Diesem verfassungsrechtlichen Maßstab an die Gewährung rechtlichen Gehörs hat das Oberlandesgericht genügt.

aa) Das Oberlandesgericht hat der Beschwerdeführerin bereits im Rahmen der Berufungsverhandlung am 17. März 2014 Gelegenheit gegeben, zum Antrag des Landkreises auf Aufhebung der einstweiligen Verfügung Stellung zu nehmen. Damit hatte die Beschwerdeführerin Gelegenheit, im Rahmen einer mündlichen Verhandlung zu diesem Antrag vorzutragen und über ihn zu verhandeln. Im Anschluss daran hat das Oberlandesgericht der Beschwerdeführerin noch ein Schriftsatzrecht bis zum 24. März 2014 gewährt. Hiervon hat sie auch Gebrauch gemacht. Es ist nicht vorgetragen und auch sonst nicht ersichtlich, dass sie sich hierbei im Vertrauen darauf, dass die von ihr beantragte - weitere - mündliche Verhandlung stattfinden werde, auf das Notwendigste beschränkt hätte, um darüber hinaus gehenden Vortrag in der Verhandlung vorzubringen. Das Oberlandesgericht hat hierzu auch keine Veranlassung gegeben, denn es wollte für alle Beteiligten erkennbar an dem festgesetzten Verkündungstermin festhalten und nicht nochmals in die mündliche Verhandlung eintreten.

bb) Es ist auch nicht zu erkennen, inwiefern die Entscheidung des Oberlandesgerichts auf dem behaupteten Gehörsverstoß beruhen sollte. Die Beschwerdeführerin trägt nicht vor, an welchem neuen Tatsachenvortrag oder Beweisantritt sie durch die Entscheidung des Oberlandesgerichts, keine weitere Verhandlung anzuberaumen, gehindert gewesen wäre. Es ist weder vorgetragen noch sonst ersichtlich, dass das Oberlandesgericht seiner Entscheidung Tatsachen oder Beweisergebnisse zugrunde gelegt hätte, zu welchen sich die Beschwerdeführerin nicht hätte äußern können. Das Oberlandesgericht hat auch den Vortrag der Beschwerdeführerin aus ihrem nachgelassenen Schriftsatz vom 24. März 2014 in seinem Urteil vom 8. April 2014 berücksichtigt.

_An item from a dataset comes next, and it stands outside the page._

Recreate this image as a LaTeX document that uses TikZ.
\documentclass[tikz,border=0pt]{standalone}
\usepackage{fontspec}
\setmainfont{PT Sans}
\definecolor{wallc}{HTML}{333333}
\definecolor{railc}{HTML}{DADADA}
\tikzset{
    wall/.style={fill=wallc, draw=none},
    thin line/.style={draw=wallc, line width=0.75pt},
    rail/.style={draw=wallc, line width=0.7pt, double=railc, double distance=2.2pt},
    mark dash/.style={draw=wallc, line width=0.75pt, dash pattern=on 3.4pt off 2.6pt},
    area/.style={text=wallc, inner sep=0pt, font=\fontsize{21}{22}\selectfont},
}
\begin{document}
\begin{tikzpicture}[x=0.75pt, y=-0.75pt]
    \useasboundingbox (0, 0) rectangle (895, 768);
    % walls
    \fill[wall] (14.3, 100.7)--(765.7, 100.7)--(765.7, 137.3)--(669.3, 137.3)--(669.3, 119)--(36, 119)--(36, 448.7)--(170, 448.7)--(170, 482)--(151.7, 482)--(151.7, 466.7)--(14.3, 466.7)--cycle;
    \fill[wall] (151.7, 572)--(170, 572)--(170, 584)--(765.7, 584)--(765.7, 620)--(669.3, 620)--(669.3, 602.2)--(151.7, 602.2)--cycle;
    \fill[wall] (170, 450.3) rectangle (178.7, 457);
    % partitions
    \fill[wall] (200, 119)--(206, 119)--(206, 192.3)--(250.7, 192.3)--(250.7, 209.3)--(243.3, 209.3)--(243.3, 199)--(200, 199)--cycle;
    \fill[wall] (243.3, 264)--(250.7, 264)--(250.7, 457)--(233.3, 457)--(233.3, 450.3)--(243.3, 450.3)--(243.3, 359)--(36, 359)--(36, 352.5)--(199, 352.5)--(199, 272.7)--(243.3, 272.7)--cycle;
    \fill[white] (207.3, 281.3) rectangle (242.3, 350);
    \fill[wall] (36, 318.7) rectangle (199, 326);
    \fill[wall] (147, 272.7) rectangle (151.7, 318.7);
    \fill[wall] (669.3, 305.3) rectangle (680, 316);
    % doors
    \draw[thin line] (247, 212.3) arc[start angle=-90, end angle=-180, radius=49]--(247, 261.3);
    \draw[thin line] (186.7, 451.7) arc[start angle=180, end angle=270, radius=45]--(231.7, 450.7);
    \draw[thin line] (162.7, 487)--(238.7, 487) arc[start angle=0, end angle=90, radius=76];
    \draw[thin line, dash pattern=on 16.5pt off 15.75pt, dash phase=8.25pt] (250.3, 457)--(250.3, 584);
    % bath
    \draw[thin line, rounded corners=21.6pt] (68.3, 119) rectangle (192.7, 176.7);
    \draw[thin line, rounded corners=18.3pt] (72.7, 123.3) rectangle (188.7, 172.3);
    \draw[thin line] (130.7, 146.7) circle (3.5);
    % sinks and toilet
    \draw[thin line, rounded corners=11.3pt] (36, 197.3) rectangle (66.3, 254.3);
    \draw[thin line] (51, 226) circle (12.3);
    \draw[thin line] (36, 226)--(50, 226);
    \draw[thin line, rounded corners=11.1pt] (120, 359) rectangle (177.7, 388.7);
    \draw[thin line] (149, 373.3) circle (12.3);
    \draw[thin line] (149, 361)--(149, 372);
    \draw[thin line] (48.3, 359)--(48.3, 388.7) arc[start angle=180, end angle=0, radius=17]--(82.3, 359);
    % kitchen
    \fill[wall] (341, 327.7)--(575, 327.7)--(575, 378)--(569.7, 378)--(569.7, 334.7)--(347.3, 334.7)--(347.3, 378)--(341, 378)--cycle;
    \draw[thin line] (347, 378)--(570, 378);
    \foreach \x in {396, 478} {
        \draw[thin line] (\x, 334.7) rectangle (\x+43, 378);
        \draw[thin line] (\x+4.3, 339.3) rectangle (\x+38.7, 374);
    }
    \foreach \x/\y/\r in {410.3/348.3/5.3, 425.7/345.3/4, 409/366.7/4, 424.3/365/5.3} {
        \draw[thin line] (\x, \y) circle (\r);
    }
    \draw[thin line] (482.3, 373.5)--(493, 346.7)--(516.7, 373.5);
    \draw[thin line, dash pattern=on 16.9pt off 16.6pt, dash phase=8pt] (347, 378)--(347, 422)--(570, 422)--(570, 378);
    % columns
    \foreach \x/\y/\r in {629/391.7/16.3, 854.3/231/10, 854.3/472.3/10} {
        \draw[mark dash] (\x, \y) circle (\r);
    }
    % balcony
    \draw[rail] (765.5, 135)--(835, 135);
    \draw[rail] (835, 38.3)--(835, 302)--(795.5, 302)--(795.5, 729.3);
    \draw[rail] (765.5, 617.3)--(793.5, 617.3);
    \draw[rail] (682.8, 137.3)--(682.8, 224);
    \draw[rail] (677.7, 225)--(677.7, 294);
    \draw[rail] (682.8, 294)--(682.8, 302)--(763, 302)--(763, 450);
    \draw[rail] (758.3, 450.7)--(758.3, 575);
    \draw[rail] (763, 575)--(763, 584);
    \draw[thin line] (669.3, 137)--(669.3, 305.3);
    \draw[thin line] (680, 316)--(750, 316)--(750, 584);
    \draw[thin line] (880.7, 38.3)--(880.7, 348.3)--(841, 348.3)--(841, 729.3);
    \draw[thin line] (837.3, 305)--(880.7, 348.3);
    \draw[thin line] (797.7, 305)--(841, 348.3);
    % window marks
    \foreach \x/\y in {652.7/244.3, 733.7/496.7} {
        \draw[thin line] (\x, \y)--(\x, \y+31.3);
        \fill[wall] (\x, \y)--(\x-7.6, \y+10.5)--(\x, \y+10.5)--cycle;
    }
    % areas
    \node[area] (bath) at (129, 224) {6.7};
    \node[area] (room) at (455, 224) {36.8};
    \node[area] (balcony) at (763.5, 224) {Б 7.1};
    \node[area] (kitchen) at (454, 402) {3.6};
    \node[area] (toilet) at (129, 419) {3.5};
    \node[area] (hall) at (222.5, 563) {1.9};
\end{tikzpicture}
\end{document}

c) Auch der allgemeine Justizgewährungsanspruch ist offensichtlich nicht verletzt. Dabei kann dahinstehen, ob sich die Beschwerdeführerin als juristische Person des öffentlichen Rechts überhaupt auf den allgemeinen Justizgewährungsanspruch berufen kann. Denn das angegriffene Urteil des Oberlandesgerichts steht mit den daraus folgenden verfassungsrechtlichen Anforderungen in Einklang.

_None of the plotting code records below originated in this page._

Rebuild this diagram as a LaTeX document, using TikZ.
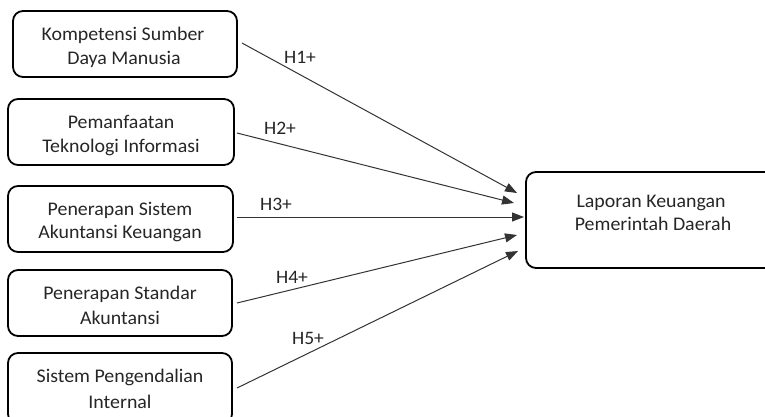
\documentclass[tikz,border=0pt]{standalone}
\usepackage{fontspec}
\setmainfont{Carlito}[FakeStretch=1.03]
\usetikzlibrary{arrows.meta}
\tikzset{
  box/.style={draw=black, line width=1.8pt, rounded corners=10pt},
  txt/.style={anchor=base, inner sep=0pt, font=\fontsize{19.3}{24}\selectfont, text=black!85},
  hyp/.style={anchor=base, inner sep=0pt, font=\fontsize{19}{22}\selectfont, text=black!85},
  arr/.style={draw=black!80, line width=1pt, -{Triangle[length=12pt,width=9pt]}}
}
\begin{document}
\begin{tikzpicture}[x=1pt,y=-1pt]
\useasboundingbox (0,0) rectangle (765,416);
\clip (0,0) rectangle (765,416);
% boxes
\draw[box] (13,11) rectangle (237,77);
\draw[box] (8,99) rectangle (234,165);
\draw[box] (8,186) rectangle (233,252);
\draw[box] (8,270) rectangle (232,336);
\draw[box] (8,353) rectangle (232,424);
\draw[box] (526,172) rectangle (782,268);
% box texts
\node[txt] (t1a) at (123,40) {Kompetensi Sumber};
\node[txt] (t1b) at (124,64) {Daya Manusia};
\node[txt] (t2a) at (121,128) {Pemanfaatan};
\node[txt] (t2b) at (121,152) {Teknologi Informasi};
\node[txt] (t3a) at (120,215) {Penerapan Sistem};
\node[txt] (t3b) at (120,238) {Akuntansi Keuangan};
\node[txt] (t4a) at (120,299) {Penerapan Standar};
\node[txt] (t4b) at (120,324) {Akuntansi};
\node[txt] (t5a) at (120,382) {Sistem Pengendalian};
\node[txt] (t5b) at (120,408) {Internal};
\node[txt] (ra) at (651,207) {Laporan Keuangan};
\node[txt] (rb) at (653,230) {Pemerintah Daerah};
% connector end points
\coordinate (s1) at (242,43);
\coordinate (s2) at (237,133);
\coordinate (s3) at (237,217);
\coordinate (s4) at (237,303);
\coordinate (s5) at (237,388);
\coordinate (e1) at (517,193);
\coordinate (e2) at (514,203);
\coordinate (e3) at (524,217);
\coordinate (e4) at (517,235);
\coordinate (e5) at (518,251);
\draw[arr] (s1) -- (e1);
\draw[arr] (s2) -- (e2);
\draw[arr] (s3) -- (e3);
\draw[arr] (s4) -- (e4);
\draw[arr] (s5) -- (e5);
% labels
\node[hyp] (h1) at (300,63) {H1+};
\node[hyp] (h2) at (280,134) {H2+};
\node[hyp] (h3) at (276,210) {H3+};
\node[hyp] (h4) at (292,283) {H4+};
\node[hyp] (h5) at (308,344) {H5+};
\end{tikzpicture}
\end{document}
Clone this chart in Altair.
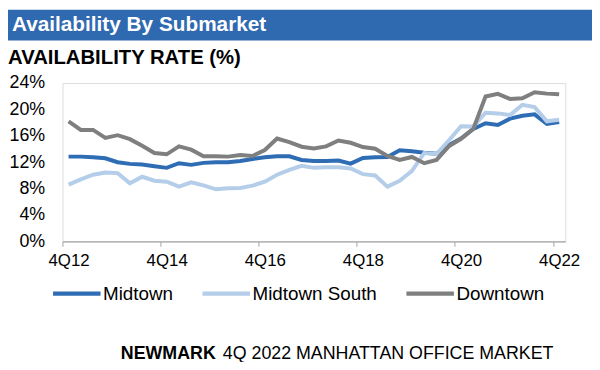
import json
import altair as alt
import pandas as pd

# ---------------- data ----------------
quarters = ["4Q12", "1Q13", "2Q13", "3Q13", "4Q13", "1Q14", "2Q14", "3Q14", "4Q14",
            "1Q15", "2Q15", "3Q15", "4Q15", "1Q16", "2Q16", "3Q16", "4Q16",
            "1Q17", "2Q17", "3Q17", "4Q17", "1Q18", "2Q18", "3Q18", "4Q18",
            "1Q19", "2Q19", "3Q19", "4Q19", "1Q20", "2Q20", "3Q20", "4Q20",
            "1Q21", "2Q21", "3Q21", "4Q21", "1Q22", "2Q22", "3Q22", "4Q22"]

midtown = [12.85, 12.85, 12.75, 12.6, 12.0, 11.75, 11.65, 11.4, 11.15, 11.85,
           11.6, 11.9, 12.0, 12.0, 12.2, 12.5, 12.75, 12.9, 12.9, 12.35,
           12.2, 12.2, 12.25, 11.8, 12.65, 12.75, 12.8, 13.8, 13.65, 13.45,
           13.3, 14.6, 15.6, 17.05, 17.9, 17.65, 18.6, 19.05, 19.25, 17.8, 18.1]

midtown_south = [8.6, 9.4, 10.1, 10.45, 10.35, 8.8, 9.8, 9.2, 9.05, 8.3,
                 8.95, 8.5, 7.9, 8.05, 8.1, 8.45, 9.05, 10.1, 10.85, 11.45,
                 11.15, 11.25, 11.25, 11.05, 10.2, 10.0, 8.3, 9.2, 10.7, 13.4,
                 13.25, 15.3, 17.45, 17.4, 19.5, 19.4, 19.15, 20.7, 20.35, 18.2, 18.45]

downtown = [18.2, 16.9, 16.9, 15.7, 16.1, 15.5, 14.5, 13.4, 13.2, 14.4,
            13.9, 12.9, 12.9, 12.85, 13.1, 12.95, 13.85, 15.6, 15.05, 14.35,
            14.1, 14.4, 15.3, 14.95, 14.3, 14.05, 12.95, 12.35, 12.8, 11.85,
            12.35, 14.4, 15.55, 17.05, 21.95, 22.35, 21.6, 21.7, 22.6, 22.4, 22.3]

series_names = ["Midtown", "Midtown South", "Downtown"]
series_colors = ["#2E6DB4", "#B4CDE9", "#7F7F7F"]
tick_labels = ["4Q12", "4Q14", "4Q16", "4Q18", "4Q20", "4Q22"]
y_ticks = [0, 4, 8, 12, 16, 20, 24]

title_text = "Availability By Submarket"
subtitle_text = "AVAILABILITY RATE (%)"
footer_bold = "NEWMARK"
footer_rest = "4Q 2022 MANHATTAN OFFICE MARKET"

# ---------------- table ----------------
rows = []
for name, vals in zip(series_names, [midtown, midtown_south, downtown]):
    for i, (q, v) in enumerate(zip(quarters, vals)):
        rows.append({"series": name, "idx": i, "quarter": q, "rate": v})
df = pd.DataFrame(rows)

FONT = "Liberation Sans"
W, H = 508, 160
n = len(quarters)
half_band = W / n / 2
tick_vals = [quarters.index(t) - 0.5 for t in tick_labels]
label_expr = f"{json.dumps(quarters)}[round(datum.value + 0.5)]"

lines = alt.Chart(df).mark_line(strokeWidth=4).encode(
    x=alt.X("idx:Q",
            scale=alt.Scale(domain=[-0.5, n - 0.5], nice=False, zero=False),
            axis=alt.Axis(values=tick_vals, labelExpr=label_expr, labelOffset=half_band,
                          title=None, grid=False, tickSize=5, tickColor="#A6A6A6",
                          domainColor="#A6A6A6", domainWidth=1.2, labelFontSize=17,
                          labelFont=FONT, labelColor="#000000", labelPadding=6,
                          labelFlush=False, labelOverlap=False, labelBound=False)),
    y=alt.Y("rate:Q",
            scale=alt.Scale(domain=[0, 24], nice=False),
            axis=alt.Axis(values=y_ticks, labelExpr="datum.value + '%'", title=None,
                          grid=False, domain=False, ticks=False, labelFontSize=18,
                          labelFont=FONT, labelColor="#000000", labelPadding=18)),
    color=alt.Color("series:N",
                    scale=alt.Scale(domain=series_names, range=series_colors),
                    sort=series_names,
                    legend=alt.Legend(title=None, orient="none", legendX=-12, legendY=186,
                                      direction="horizontal", symbolType="stroke",
                                      symbolSize=2304, symbolStrokeWidth=4.5,
                                      labelFontSize=19, labelFont=FONT, labelColor="#000000",
                                      labelOffset=0, columnPadding=20, padding=0)),
)

one = alt.Data(values=[{}])

banner = alt.Chart(one).mark_rect(color="#2F69B0").encode(
    x=alt.value(-55), x2=alt.value(535), y=alt.value(-74), y2=alt.value(-43))

title = alt.Chart(one).mark_text(text=title_text, font=FONT, fontSize=21, fontWeight="bold",
                                 color="white", align="left", baseline="alphabetic").encode(
    x=alt.value(-51), y=alt.value(-53))

subtitle = alt.Chart(one).mark_text(text=subtitle_text, font=FONT, fontSize=20.5, fontWeight="bold",
                                    color="black", align="left", baseline="alphabetic").encode(
    x=alt.value(-55), y=alt.value(-19))

foot1 = alt.Chart(one).mark_text(text=footer_bold, font=FONT, fontSize=18, fontWeight="bold",
                                 color="black", align="left", baseline="alphabetic").encode(
    x=alt.value(59), y=alt.value(279))

foot2 = alt.Chart(one).mark_text(text=footer_rest, font=FONT, fontSize=18,
                                 color="black", align="left", baseline="alphabetic").encode(
    x=alt.value(162), y=alt.value(279))

chart = alt.layer(banner, title, subtitle, lines, foot1, foot2).properties(
    width=W, height=H,
    padding={"left": 55, "top": 74, "right": 27, "bottom": 120},
    autosize=alt.AutoSizeParams(type="none"),
).configure_view(stroke=None).configure(font=FONT, background="white")

chart.save("out.html", embed_options={"renderer": "svg", "actions": False})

Der allgemeine Justizgewährungsanspruch beinhaltet unter anderem das Recht auf effektiven gerichtlichen Rechtsschutz, wozu auch der Anspruch auf rechtzeitigen Rechtsschutz gehört. Das Gebot wirkungsvollen Rechtsschutzes verlangt daher die Gewährung vorläufigen Rechtsschutzes, wenn andernfalls irreversible Zustände oder  Schäden eintreten würden. In die Entscheidungsfindung sind die betroffenen Interessen beider Parteien und die Erfolgsaussichten weiterer Rechtsmittel einzubeziehen, was das Oberlandesgericht in nicht zu beanstandender Weise getan hat.